··· Data lines
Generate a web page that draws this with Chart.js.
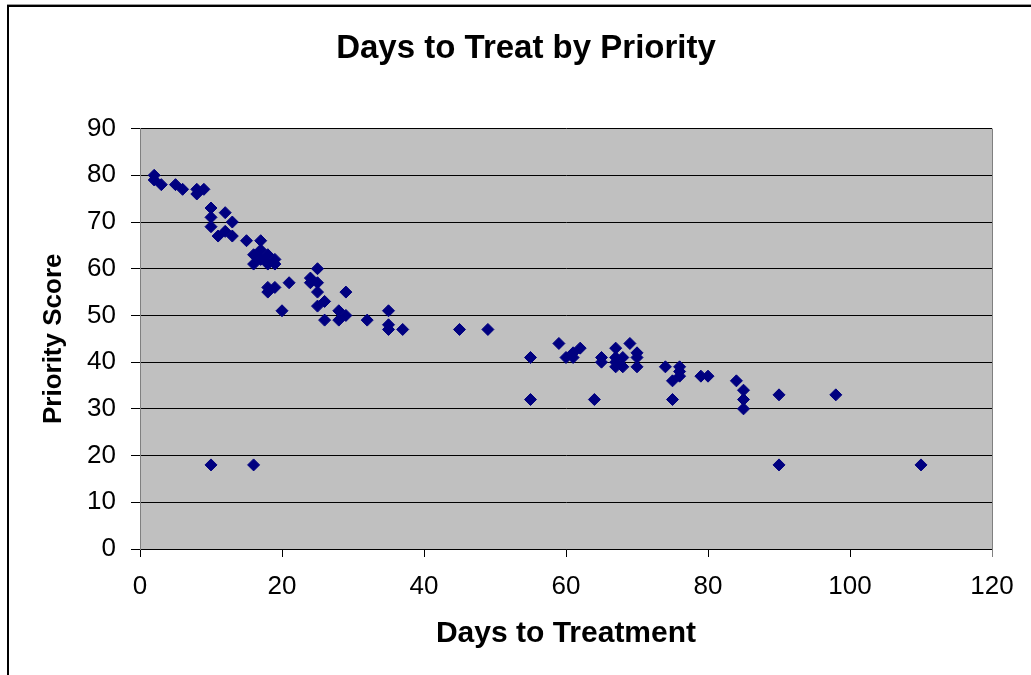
<!DOCTYPE html>
<html>
<head>
<meta charset="utf-8">
<script src="https://cdn.jsdelivr.net/npm/chart.js@4"></script>
<style>
  html, body { margin: 0; padding: 0; background: #ffffff; }
  #wrap { position: relative; width: 1031px; height: 675px; }
  canvas { display: block; }
</style>
</head>
<body>
<div id="wrap"><canvas id="c" width="1031" height="675"></canvas></div>
<script>
// ---- Data ----
const chartTitle = "Days to Treat by Priority";
const xAxisTitle = "Days to Treatment";
const yAxisTitle = "Priority Score";
const seriesName = "Priority";

const daysToTreatment = [
  2, 2, 3, 5, 6, 8, 8, 9,
  10, 10, 10, 11, 12, 12, 13, 13,
  15, 17, 16, 16, 17, 17, 18, 18, 19, 19,
  18, 18, 19, 21, 20,
  25, 24, 24, 25, 25, 26, 25, 29, 28, 29, 26, 28, 32,
  35, 35, 35, 37, 45, 49,
  55, 55, 59, 60, 61, 61, 62, 64, 65, 65,
  67, 67, 67, 67, 68, 68, 69, 70, 70, 70,
  74, 75, 75, 76, 76, 76, 79, 80, 84, 85, 85, 85, 90, 98,
  10, 16, 90, 110
];
const priorityScore = [
  80, 79, 78, 78, 77, 77, 76, 77,
  73, 71, 69, 67, 72, 68, 70, 67,
  66, 66, 63, 61, 64, 62, 63, 61, 62, 61,
  56, 55, 56, 57, 51,
  60, 58, 57, 57, 55, 53, 52, 55, 51, 50, 49, 49, 49,
  51, 48, 47, 47, 47, 47,
  41, 32, 44, 41, 41, 42, 43, 32, 41, 40,
  43, 41, 40, 39, 41, 39, 44, 42, 41, 39,
  39, 32, 36, 39, 38, 37, 37, 37, 36, 34, 32, 30, 33, 33,
  18, 18, 18, 18
];
const xTicks = [0, 20, 40, 60, 80, 100, 120];
const yTicks = [0, 10, 20, 30, 40, 50, 60, 70, 80, 90];

const points = daysToTreatment.map((d, i) => ({ x: d, y: priorityScore[i] }));

const frameAndArea = {
  id: 'frameAndArea',
  beforeDraw(chart) {
    const { ctx, chartArea: a } = chart;
    ctx.save();
    ctx.fillStyle = '#ffffff';
    ctx.fillRect(0, 0, chart.width, chart.height);
    // plot area fill
    ctx.fillStyle = '#c0c0c0';
    ctx.fillRect(a.left, a.top, a.right - a.left, a.bottom - a.top);
    // outer chart frame (top and left edges visible)
    ctx.fillStyle = '#9a9a9a';
    ctx.fillRect(7, 4, chart.width - 7, 1);
    ctx.fillStyle = '#000000';
    ctx.fillRect(7, 5, chart.width - 7, 2);
    ctx.fillRect(7, 5, 2, chart.height - 5);
    ctx.restore();
  },
  afterDatasetsDraw(chart) {
    const { ctx, chartArea: a } = chart;
    ctx.save();
    ctx.strokeStyle = '#808080';
    ctx.lineWidth = 1;
    ctx.beginPath();
    ctx.moveTo(Math.round(a.right) + 0.5, a.top);
    ctx.lineTo(Math.round(a.right) + 0.5, a.bottom + 8);
    ctx.stroke();
    ctx.restore();
  }
};

new Chart(document.getElementById('c'), {
  type: 'scatter',
  data: {
    datasets: [{
      label: seriesName,
      data: points,
      pointStyle: 'rectRot',
      pointRadius: 6,
      pointHoverRadius: 6,
      pointBackgroundColor: '#000080',
      pointBorderColor: '#000080',
      pointBorderWidth: 1
    }]
  },
  options: {
    responsive: false,
    animation: false,
    devicePixelRatio: 1,
    layout: { padding: { left: 60, right: 39, top: 0, bottom: 0 } },
    plugins: {
      legend: { display: false },
      tooltip: { enabled: false },
      title: {
        display: true,
        text: chartTitle,
        color: '#000000',
        font: { family: 'Liberation Sans, Arial, sans-serif', size: 33, weight: 'bold', lineHeight: 1.2 },
        padding: { top: 29, bottom: 60 }
      }
    },
    scales: {
      x: {
        type: 'linear',
        min: 0, max: 120,
        afterFit(scale) { scale.height = 126; },
        afterBuildTicks(scale) { scale.ticks = xTicks.map(v => ({ value: v })); },
        grid: {
          display: true,
          drawOnChartArea: false,
          drawTicks: true,
          tickLength: 8,
          color: '#000000',
          lineWidth: 1
        },
        border: { display: true, color: '#000000', width: 1 },
        ticks: {
          color: '#000000',
          padding: 14,
          maxRotation: 0,
          autoSkip: false,
          font: { family: 'Liberation Sans, Arial, sans-serif', size: 26 }
        },
        title: {
          display: true,
          text: xAxisTitle,
          color: '#000000',
          font: { family: 'Liberation Sans, Arial, sans-serif', size: 30, weight: 'bold', lineHeight: 1.2 },
          padding: { top: 0, bottom: 23 }
        }
      },
      y: {
        type: 'linear',
        min: 0, max: 90,
        afterFit(scale) { scale.width = 80; },
        afterBuildTicks(scale) { scale.ticks = yTicks.map(v => ({ value: v })); },
        grid: {
          display: true,
          drawOnChartArea: true,
          drawTicks: true,
          tickLength: 9,
          color: '#000000',
          lineWidth: 1
        },
        border: { display: true, color: '#808080', width: 1 },
        ticks: {
          color: '#000000',
          padding: 15,
          autoSkip: false,
          font: { family: 'Liberation Sans, Arial, sans-serif', size: 26 }
        },
        title: {
          display: true,
          text: yAxisTitle,
          color: '#000000',
          font: { family: 'Liberation Sans, Arial, sans-serif', size: 26, weight: 'bold', lineHeight: 1.2 },
          padding: { top: -22, bottom: 0 }
        }
      }
    }
  },
  plugins: [frameAndArea]
});
</script>
</body>
</html>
······
### Task description
In your copy, leave out the pictures and reproduce the material above exactly.

### Completed task
Generate a web page that draws this with Chart.js.
<!DOCTYPE html>
<html>
<head>
<meta charset="utf-8">
<script src="https://cdn.jsdelivr.net/npm/chart.js@4"></script>
<style>
  html, body { margin: 0; padding: 0; background: #ffffff; }
  #wrap { position: relative; width: 1031px; height: 675px; }
  canvas { display: block; }
</style>
</head>
<body>
<div id="wrap"><canvas id="c" width="1031" height="675"></canvas></div>
<script>
// ---- Data ----
const chartTitle = "Days to Treat by Priority";
const xAxisTitle = "Days to Treatment";
const yAxisTitle = "Priority Score";
const seriesName = "Priority";

const daysToTreatment = [
  2, 2, 3, 5, 6, 8, 8, 9,
  10, 10, 10, 11, 12, 12, 13, 13,
  15, 17, 16, 16, 17, 17, 18, 18, 19, 19,
  18, 18, 19, 21, 20,
  25, 24, 24, 25, 25, 26, 25, 29, 28, 29, 26, 28, 32,
  35, 35, 35, 37, 45, 49,
  55, 55, 59, 60, 61, 61, 62, 64, 65, 65,
  67, 67, 67, 67, 68, 68, 69, 70, 70, 70,
  74, 75, 75, 76, 76, 76, 79, 80, 84, 85, 85, 85, 90, 98,
  10, 16, 90, 110
];
const priorityScore = [
  80, 79, 78, 78, 77, 77, 76, 77,
  73, 71, 69, 67, 72, 68, 70, 67,
  66, 66, 63, 61, 64, 62, 63, 61, 62, 61,
  56, 55, 56, 57, 51,
  60, 58, 57, 57, 55, 53, 52, 55, 51, 50, 49, 49, 49,
  51, 48, 47, 47, 47, 47,
  41, 32, 44, 41, 41, 42, 43, 32, 41, 40,
  43, 41, 40, 39, 41, 39, 44, 42, 41, 39,
  39, 32, 36, 39, 38, 37, 37, 37, 36, 34, 32, 30, 33, 33,
  18, 18, 18, 18
];
const xTicks = [0, 20, 40, 60, 80, 100, 120];
const yTicks = [0, 10, 20, 30, 40, 50, 60, 70, 80, 90];

const points = daysToTreatment.map((d, i) => ({ x: d, y: priorityScore[i] }));

const frameAndArea = {
  id: 'frameAndArea',
  beforeDraw(chart) {
    const { ctx, chartArea: a } = chart;
    ctx.save();
    ctx.fillStyle = '#ffffff';
    ctx.fillRect(0, 0, chart.width, chart.height);
    // plot area fill
    ctx.fillStyle = '#c0c0c0';
    ctx.fillRect(a.left, a.top, a.right - a.left, a.bottom - a.top);
    // outer chart frame (top and left edges visible)
    ctx.fillStyle = '#9a9a9a';
    ctx.fillRect(7, 4, chart.width - 7, 1);
    ctx.fillStyle = '#000000';
    ctx.fillRect(7, 5, chart.width - 7, 2);
    ctx.fillRect(7, 5, 2, chart.height - 5);
    ctx.restore();
  },
  afterDatasetsDraw(chart) {
    const { ctx, chartArea: a } = chart;
    ctx.save();
    ctx.strokeStyle = '#808080';
    ctx.lineWidth = 1;
    ctx.beginPath();
    ctx.moveTo(Math.round(a.right) + 0.5, a.top);
    ctx.lineTo(Math.round(a.right) + 0.5, a.bottom + 8);
    ctx.stroke();
    ctx.restore();
  }
};

new Chart(document.getElementById('c'), {
  type: 'scatter',
  data: {
    datasets: [{
      label: seriesName,
      data: points,
      pointStyle: 'rectRot',
      pointRadius: 6,
      pointHoverRadius: 6,
      pointBackgroundColor: '#000080',
      pointBorderColor: '#000080',
      pointBorderWidth: 1
    }]
  },
  options: {
    responsive: false,
    animation: false,
    devicePixelRatio: 1,
    layout: { padding: { left: 60, right: 39, top: 0, bottom: 0 } },
    plugins: {
      legend: { display: false },
      tooltip: { enabled: false },
      title: {
        display: true,
        text: chartTitle,
        color: '#000000',
        font: { family: 'Liberation Sans, Arial, sans-serif', size: 33, weight: 'bold', lineHeight: 1.2 },
        padding: { top: 29, bottom: 60 }
      }
    },
    scales: {
      x: {
        type: 'linear',
        min: 0, max: 120,
        afterFit(scale) { scale.height = 126; },
        afterBuildTicks(scale) { scale.ticks = xTicks.map(v => ({ value: v })); },
        grid: {
          display: true,
          drawOnChartArea: false,
          drawTicks: true,
          tickLength: 8,
          color: '#000000',
          lineWidth: 1
        },
        border: { display: true, color: '#000000', width: 1 },
        ticks: {
          color: '#000000',
          padding: 14,
          maxRotation: 0,
          autoSkip: false,
          font: { family: 'Liberation Sans, Arial, sans-serif', size: 26 }
        },
        title: {
          display: true,
          text: xAxisTitle,
          color: '#000000',
          font: { family: 'Liberation Sans, Arial, sans-serif', size: 30, weight: 'bold', lineHeight: 1.2 },
          padding: { top: 0, bottom: 23 }
        }
      },
      y: {
        type: 'linear',
        min: 0, max: 90,
        afterFit(scale) { scale.width = 80; },
        afterBuildTicks(scale) { scale.ticks = yTicks.map(v => ({ value: v })); },
        grid: {
          display: true,
          drawOnChartArea: true,
          drawTicks: true,
          tickLength: 9,
          color: '#000000',
          lineWidth: 1
        },
        border: { display: true, color: '#808080', width: 1 },
        ticks: {
          color: '#000000',
          padding: 15,
          autoSkip: false,
          font: { family: 'Liberation Sans, Arial, sans-serif', size: 26 }
        },
        title: {
          display: true,
          text: yAxisTitle,
          color: '#000000',
          font: { family: 'Liberation Sans, Arial, sans-serif', size: 26, weight: 'bold', lineHeight: 1.2 },
          padding: { top: -22, bottom: 0 }
        }
      }
    }
  },
  plugins: [frameAndArea]
});
</script>
</body>
</html>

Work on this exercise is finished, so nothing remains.